Wholly-owned subsidiaries are fully owned by the parent company i.e. 100% of the subsidiary’s shares. 100% control over the subsidiary’s shares allows the Parent Company to appoint the subsidiary’s board of directors, which controls the subsidiary. Wholly owned subsidiaries may be part of the same industry as the parent company or part of an entirely different industry. A company operating in more than one country may choose to operate a business through a wholly owned subsidiary.
A Subsidiary company can be incorporated either by acquiring majority of the shares (more than 50%) of the company or by controlling the composition of board of directors of the company. Both holding and subsidiary companies are separate legal entities and they are related to each other by virtue of subsidiary –holding company relationship.
Both Wholly-Owned Subsidiary and Subsidiary Company can be incorporated as a Private Limited Company in India
A WOS or a Subsidiary is treated as Indian Company under the Income Tax Act and is eligible for all exemptions, deductions benefits as applicable to any Indian Company.
Let’s understand the concept of a Private Limited Company
Section 2 Sub section (68) of the Companies Act, 2013 defines the Private Company. “Private Company” means a company:
1. having a minimum paid-up share capital of one lakh rupees or such higher paid-up share capital as may be prescribed, and which by its articles,
2. restricts the right to transfer its shares;
3. Prohibits any invitation to the public to subscribe for any securities of the company;
4. limits the number of its members to two hundred:
Provided that where two or more persons hold one or more shares in a company jointly, they shall, for the purposes of this clause, be treated as a single member:
Provided further that—
1. persons who are in the employment of the company; and
2. persons who, having been formerly in the employment of the company, were members of the company while in that employment and have continued to be members after the employment ceased, shall not be included in the number of members
1. A minimum share capital of INR 100,000 (1 Lakh) is required to be introduced within one month of incorporation of the Company.
2. Minimum two shareholders are required to incorporate a Private Limited Company in India.
3. Minimum of two directors are required out of whom one should be a resident in India. (Directors must be appointed and registered through India’s e-filing system for Director Identification Numbers (DIN)).

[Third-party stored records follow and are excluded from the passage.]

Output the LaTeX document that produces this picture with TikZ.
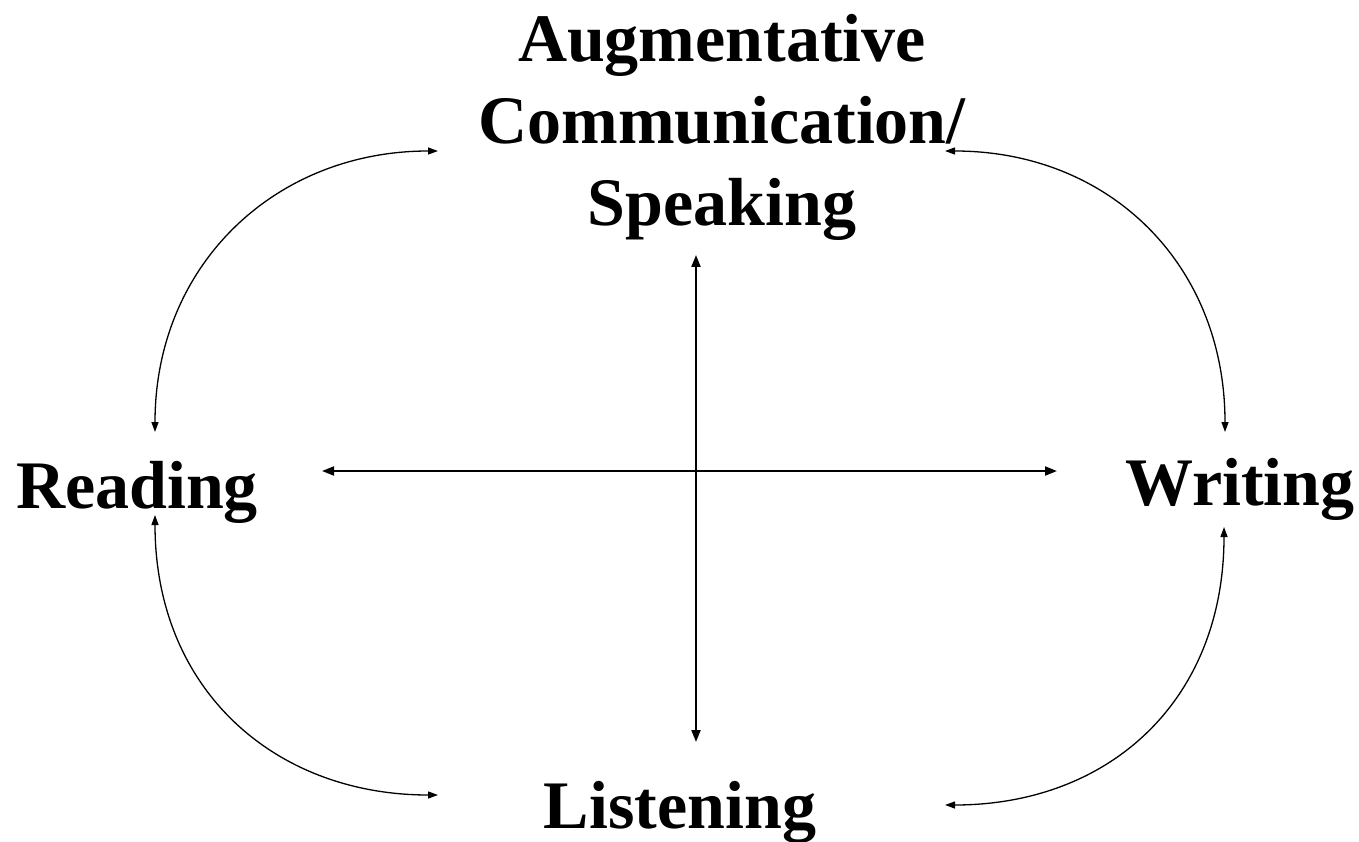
\documentclass[tikz,border=0pt]{standalone}
\usepackage{fontspec}
\setmainfont{Liberation Serif}
\usetikzlibrary{arrows.meta,calc}
\begin{document}
\begin{tikzpicture}[x=1pt,y=-1pt,
  lbl/.style={font=\fontsize{68}{82}\selectfont\bfseries, inner sep=0pt, align=center},
  conn/.style={line width=2pt, {Triangle[length=12pt,width=9pt]}-{Triangle[length=12pt,width=9pt]}},
  arcc/.style={line width=1.3pt, {Triangle[length=10pt,width=7pt]}-{Triangle[length=10pt,width=7pt]}}]
\useasboundingbox (0,0) rectangle (1359,842);
\fill[white] (0,0) rectangle (1359,842);
\node[lbl,anchor=base] (S) at (722,226) {Augmentative\\Communication/\\Speaking};
\node[lbl,anchor=base] (R) at (137,508) {Reading};
\node[lbl,anchor=base] (W) at (1240,505) {Writing};
\node[lbl,anchor=base] (L) at (680,828) {Listening};
\coordinate (Stl) at (438,151);
\coordinate (Str) at (945,151);
\coordinate (Sb) at (696,255);
\coordinate (Rt) at (155,432);
\coordinate (Rb) at (155,515);
\coordinate (Re) at (322,471);
\coordinate (Wt) at (1225,432);
\coordinate (Wb) at (1224,527);
\coordinate (Ww) at (1057,471);
\coordinate (Ll) at (438,795);
\coordinate (Lr) at (945,805);
\coordinate (Lt) at (696,742);
\draw[conn] (Re) -- (Ww);
\draw[conn] (Sb) -- (Lt);
\draw[arcc] (Rt) .. controls (155,265) and (275,151) .. (Stl);
\draw[arcc] (Str) .. controls (1110,151) and (1225,265) .. (Wt);
\draw[arcc] (Rb) .. controls (155,690) and (275,795) .. (Ll);
\draw[arcc] (Wb) .. controls (1224,700) and (1110,805) .. (Lr);
\end{tikzpicture}
\end{document}
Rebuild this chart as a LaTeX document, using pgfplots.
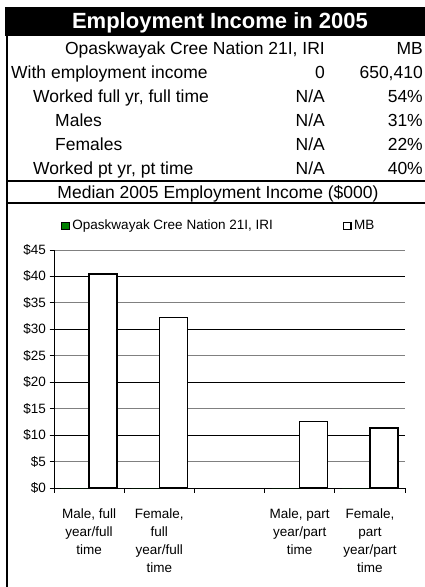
\documentclass[border=0pt]{standalone}
\usepackage{fontspec}
\setmainfont{Liberation Sans}
\usepackage{pgfplots}
\pgfplotsset{compat=1.18}
\definecolor{ocn}{RGB}{0,128,0}
\definecolor{gridgray}{RGB}{128,128,128}
\newcommand{\tabfont}{\fontsize{17.5}{21}\selectfont}
\newcommand{\chartfont}{\fontsize{13.5}{18}\selectfont}
\begin{document}
\begin{tikzpicture}
\useasboundingbox (0,0) rectangle (425pt,-587pt);
% header block
\fill[black] (5pt,-7pt) rectangle (425pt,-36pt);
\node[white,font=\fontsize{22}{26}\selectfont\bfseries,anchor=base,inner sep=0pt] at (220pt,-28.9pt) {Employment Income in 2005};
\draw[line width=2.5pt] (7pt,-36pt) -- (7pt,-587pt);
\draw[line width=2pt] (7pt,-181pt) -- (425pt,-181pt);
\draw[line width=1.5pt] (7pt,-203pt) -- (425pt,-203pt);
\begin{scope}[every node/.style={inner sep=0pt,font=\tabfont}]
\node[anchor=base east] at (325pt,-54.3pt) {Opaskwayak Cree Nation 21I, IRI};
\node[anchor=base east] at (423pt,-54.3pt) {MB};
\node[anchor=base west] at (11pt,-78.8pt) {With employment income};
\node[anchor=base east] at (325pt,-78.8pt) {0};
\node[anchor=base east] at (423pt,-78.8pt) {650,410};
\node[anchor=base west] at (33pt,-102.8pt) {Worked full yr, full time};
\node[anchor=base east] at (325pt,-102.8pt) {N/A};
\node[anchor=base east] at (423pt,-102.8pt) {54\%};
\node[anchor=base west] at (55pt,-126.3pt) {Males};
\node[anchor=base east] at (325pt,-126.3pt) {N/A};
\node[anchor=base east] at (423pt,-126.3pt) {31\%};
\node[anchor=base west] at (55pt,-150.3pt) {Females};
\node[anchor=base east] at (325pt,-150.3pt) {N/A};
\node[anchor=base east] at (423pt,-150.3pt) {22\%};
\node[anchor=base west] at (33pt,-174.8pt) {Worked pt yr, pt time};
\node[anchor=base east] at (325pt,-174.8pt) {N/A};
\node[anchor=base east] at (423pt,-174.8pt) {40\%};
\node[anchor=base] at (218pt,-198.3pt) {Median 2005 Employment Income (\$000)};
\end{scope}
\begin{axis}[at={(54pt,-488pt)}, anchor=south west, scale only axis,
    width=351pt, height=238pt,
    ymin=0, ymax=45, xmin=-0.5, xmax=4.5,
    axis lines*=left, axis line style={line width=1pt},
    ytick={0,5,...,45},
    yticklabels={\$0,\$5,\$10,\$15,\$20,\$25,\$30,\$35,\$40,\$45},
    ymajorgrids, major grid style={gridgray,line width=1pt},
    extra y ticks={10,20,30,40}, extra y tick labels={},
    extra y tick style={grid=major, major grid style={black,line width=0.8pt}},
    xtick={-0.5,0.5,...,4.5}, x tick label as interval,
    xticklabels={{Male, full\\year/full\\time}, {Female,\\full\\year/full\\time}, {},
                 {Male, part\\year/part\\time}, {Female,\\part\\year/part\\time}},
    tick align=outside, major tick length=4.5pt, tick style={black,line width=0.8pt},
    tick label style={font=\chartfont},
    xticklabel style={align=center, anchor=north, yshift=-13pt},
    legend columns=2,
    legend style={at={(0.0199,1.1008)}, anchor=west, draw=none, fill=none,
        inner sep=0pt, font=\chartfont,
        nodes={inner sep=1pt, text height=9.7pt, text depth=2.8pt},
        /tikz/every odd column/.append style={column sep=1.5pt},
        /tikz/every even column/.append style={column sep=69pt}},
    legend cell align=left,
]
\addlegendimage{legend image code/.code={\draw[black,fill=ocn,line width=1.2pt] (0pt,-3.8pt) rectangle (7.6pt,3.8pt);}}
\addlegendentry{Opaskwayak Cree Nation 21I, IRI}
\addlegendimage{legend image code/.code={\draw[black,fill=white,line width=1.2pt] (0pt,-3.8pt) rectangle (7.6pt,3.8pt);}}
\addlegendentry{MB}
\addplot[ybar, bar width=28pt, bar shift=-14pt, fill=ocn, draw=none, forget plot]
    coordinates {(0,0) (1,0) (3,0) (4,0)};
\addplot[ybar, bar width=28pt, bar shift=14pt, fill=white, draw=black, line width=1.5pt, forget plot]
    coordinates {(0,40.5) (1,32.2) (3,12.6) (4,11.3)};
\end{axis}
\end{tikzpicture}
\end{document}
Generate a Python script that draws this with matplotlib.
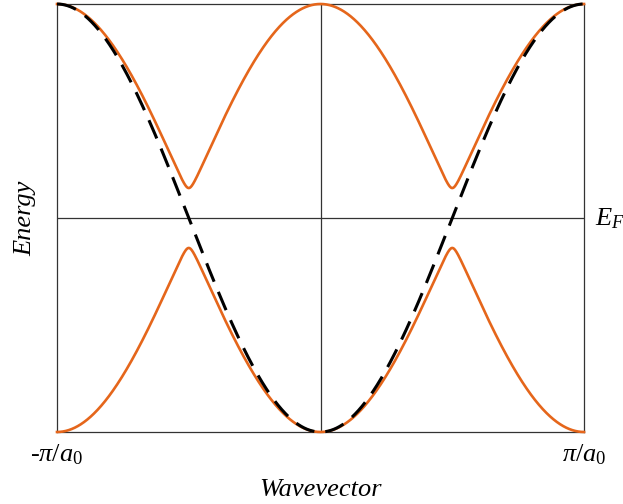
import numpy as np
from matplotlib import pyplot as plt

plt.rcParams['font.family'] = ['Liberation Serif', 'DejaVu Serif']
plt.rcParams['mathtext.fontset'] = 'custom'
plt.rcParams['mathtext.rm'] = 'Liberation Serif'
plt.rcParams['mathtext.it'] = 'Liberation Serif:italic'

# Band model parameters (energies in units of half bandwidth, k in units of pi/a0)
k_zone = [-1.0, 1.0]
band_top = 1.0
band_bottom = -1.0
gap_half = 0.14        # half gap opened at k = +-1/2
gap_rounding = 0.05    # softening of the band edge at the gap

tick_labels = [r'-$\pi/a_0$', r'$\pi/a_0$']

ORANGE = '#e5661b'
FRAME = '#333333'

k = np.linspace(k_zone[0], k_zone[1], 1601)

# free-electron-like cosine band (dashed)
free_band = -np.cos(np.pi * k)

# folded bands with a gap at the Fermi level
c = np.abs(np.cos(np.pi * k))
soft = (np.sqrt(c**2 + gap_rounding**2) - gap_rounding) / (np.sqrt(1 + gap_rounding**2) - gap_rounding)
upper_band = gap_half + (band_top - gap_half) * soft
lower_band = -gap_half + (band_bottom + gap_half) * soft

fig = plt.figure(figsize=(6.23, 5.04), dpi=100)
ax = fig.add_axes([57 / 623, 1 - 432 / 504, (584 - 57) / 623, (432 - 4) / 504])

ax.plot(k, upper_band, color=ORANGE, lw=1.9, clip_on=False, zorder=3)
ax.plot(k, lower_band, color=ORANGE, lw=1.9, clip_on=False, zorder=3)
ax.plot(k, free_band, color='black', lw=2.2, dashes=(6.5, 3.6), clip_on=False, zorder=4)

ax.axvline(0, color=FRAME, lw=0.9, zorder=1)
ax.axhline(0, color=FRAME, lw=0.9, zorder=1)

ax.set_xlim(k_zone)
ax.set_ylim(band_bottom, band_top)
for side in ax.spines.values():
    side.set_color(FRAME)
    side.set_linewidth(0.9)

ax.set_xticks([])
ax.set_yticks([])

ax.text(k_zone[0], -1.105, tick_labels[0], ha='center', va='center', fontsize=19, style='italic')
ax.text(k_zone[1], -1.105, tick_labels[1], ha='center', va='center', fontsize=19, style='italic')
ax.text(1.04, -0.005, r'$E_F$', ha='left', va='center', fontsize=19)
ax.text(0, -1.27, 'Wavevector', ha='center', va='center', fontsize=19, style='italic')
ax.text(-1.12, 0.0, 'Energy', ha='center', va='center', rotation=90, fontsize=19, style='italic')

fig.savefig('out.png', dpi=100)
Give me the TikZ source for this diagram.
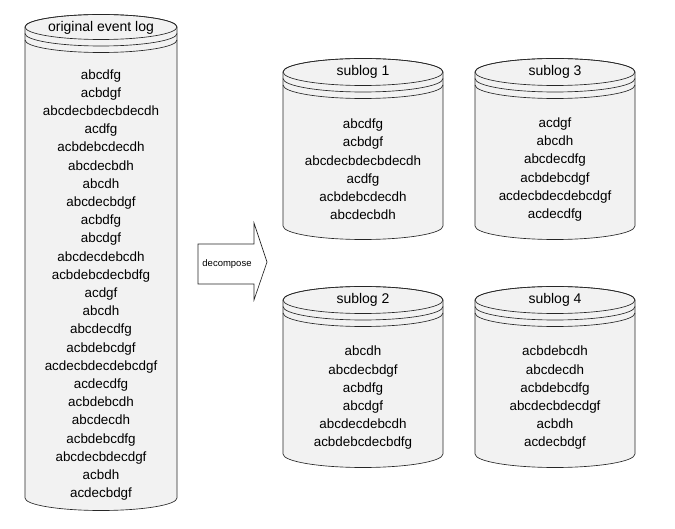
\documentclass[tikz,border=0pt]{standalone}
\usepackage{fontspec}
\setmainfont{Liberation Sans}
\tikzset{
  cylfill/.style={fill=black!5, draw=black!85, line width=0.65pt},
  cylline/.style={draw=black!85, line width=0.65pt},
  logtext/.style={align=center, font=\fontsize{13.4}{18.2}\selectfont, inner sep=0pt},
  titletext/.style={font=\fontsize{14}{16}\selectfont, inner sep=0pt},
  arrowbox/.style={fill=white, draw=black!85, line width=0.65pt},
}
\newcommand{\dbcyl}[5]{% x1, x2, cy, by, ry
  \pgfmathsetmacro\cylcx{(#1+#2)/2}%
  \pgfmathsetmacro\cylrx{(#2-#1)/2}%
  \path[cylfill] (#1,#3) -- (#1,#4) arc[start angle=180,end angle=0,x radius=\cylrx,y radius=#5]
     -- (#2,#3) arc[start angle=360,end angle=180,x radius=\cylrx,y radius=#5] -- cycle;
  \draw[cylline] (\cylcx,#3) ellipse[x radius=\cylrx,y radius=#5];
  \draw[cylline] (#1,#3+6.5) arc[start angle=180,end angle=0,x radius=\cylrx,y radius=#5];
  \draw[cylline] (#1,#3+13) arc[start angle=180,end angle=0,x radius=\cylrx,y radius=#5];
}
\begin{document}
\begin{tikzpicture}[x=1pt,y=-1pt]
\useasboundingbox (0,0) rectangle (675,529);
% cylinders
\dbcyl{25}{177}{27}{498}{12.5}
\dbcyl{283}{443}{72}{226}{13.5}
\dbcyl{475}{635}{72}{226}{13.5}
\dbcyl{283}{443}{300}{454}{13.5}
\dbcyl{475}{635}{300}{454}{13.5}
% titles
\node[titletext] (t0) at (101,28) {original event log};
\node[titletext] (t1) at (363,72) {sublog 1};
\node[titletext] (t3) at (555,72) {sublog 3};
\node[titletext] (t2) at (363,300) {sublog 2};
\node[titletext] (t4) at (555,300) {sublog 4};
% contents
\node[logtext] (l0) at (101,285) {abcdfg\\acbdgf\\abcdecbdecbdecdh\\acdfg\\acbdebcdecdh\\abcdecbdh\\abcdh\\abcdecbdgf\\acbdfg\\abcdgf\\abcdecdebcdh\\acbdebcdecbdfg\\acdgf\\abcdh\\abcdecdfg\\acbdebcdgf\\acdecbdecdebcdgf\\acdecdfg\\acbdebcdh\\abcdecdh\\acbdebcdfg\\abcdecbdecdgf\\acbdh\\acdecbdgf};
\node[logtext] (l1) at (363,169.5) {abcdfg\\acbdgf\\abcdecbdecbdecdh\\acdfg\\acbdebcdecdh\\abcdecbdh};
\node[logtext] (l3) at (555,169.5) {acdgf\\abcdh\\abcdecdfg\\acbdebcdgf\\acdecbdecdebcdgf\\acdecdfg};
\node[logtext] (l2) at (363,398) {abcdh\\abcdecbdgf\\acbdfg\\abcdgf\\abcdecdebcdh\\acbdebcdecbdfg};
\node[logtext] (l4) at (555,398) {acbdebcdh\\abcdecdh\\acbdebcdfg\\abcdecbdecdgf\\acbdh\\acdecbdgf};
% decompose arrow
\draw[arrowbox] (198,244) -- (254,244) -- (254,223) -- (267,262) -- (254,300) -- (254,284) -- (198,284) -- cycle;
\node[font=\fontsize{9.5}{12}\selectfont, inner sep=0pt] (dec) at (227,264) {decompose};
\end{tikzpicture}
\end{document}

4. The Directors must acquire Digital Signatures Certificates (DSC)
1. Operation and Strategic Control : The most important advantage of setting up a Wholly Owned Subsidiary is the operational and strategic control that a parent company can exercise over its subsidiary. There is less risk of losing intellectual property to the competition because the parent can implement common data access and security protocols. Cost synergies are possible because a parent and its subsidiaries could use common financial systems, share administrative services and develop joint marketing programs.
2. Retaining Name Brand : The overall advantage for both parties however, in forming a wholly owned subsidiary; are that the subsidiary can retain its name brand while the parent company is afforded the opportunity to branch out into new markets.
3. Safeguarding Trade Secrets : Setting up a WOS or a Subsidiary offers security and good protection for the proprietary information, company’s trade secrets, expertise and technical knowledge, apart from offering a high degree of control over the operations.
4. Limited Liability – If a subsidiary company suffers any liability, then the liabilities and credit claims won’t be passed on to the parent company, ensuring that the assets of the parent company suffer no harm in case the subsidiary is in losses.
Taking the benefits into consideration, a Foreign Company can opt to incorporate a Wholly Owned Subsidiary in India provided the Foreign Company is fully aware of the market conditions of the host country’s economy and has done enough research on the pros and cons of the area in which they want to work in the host country.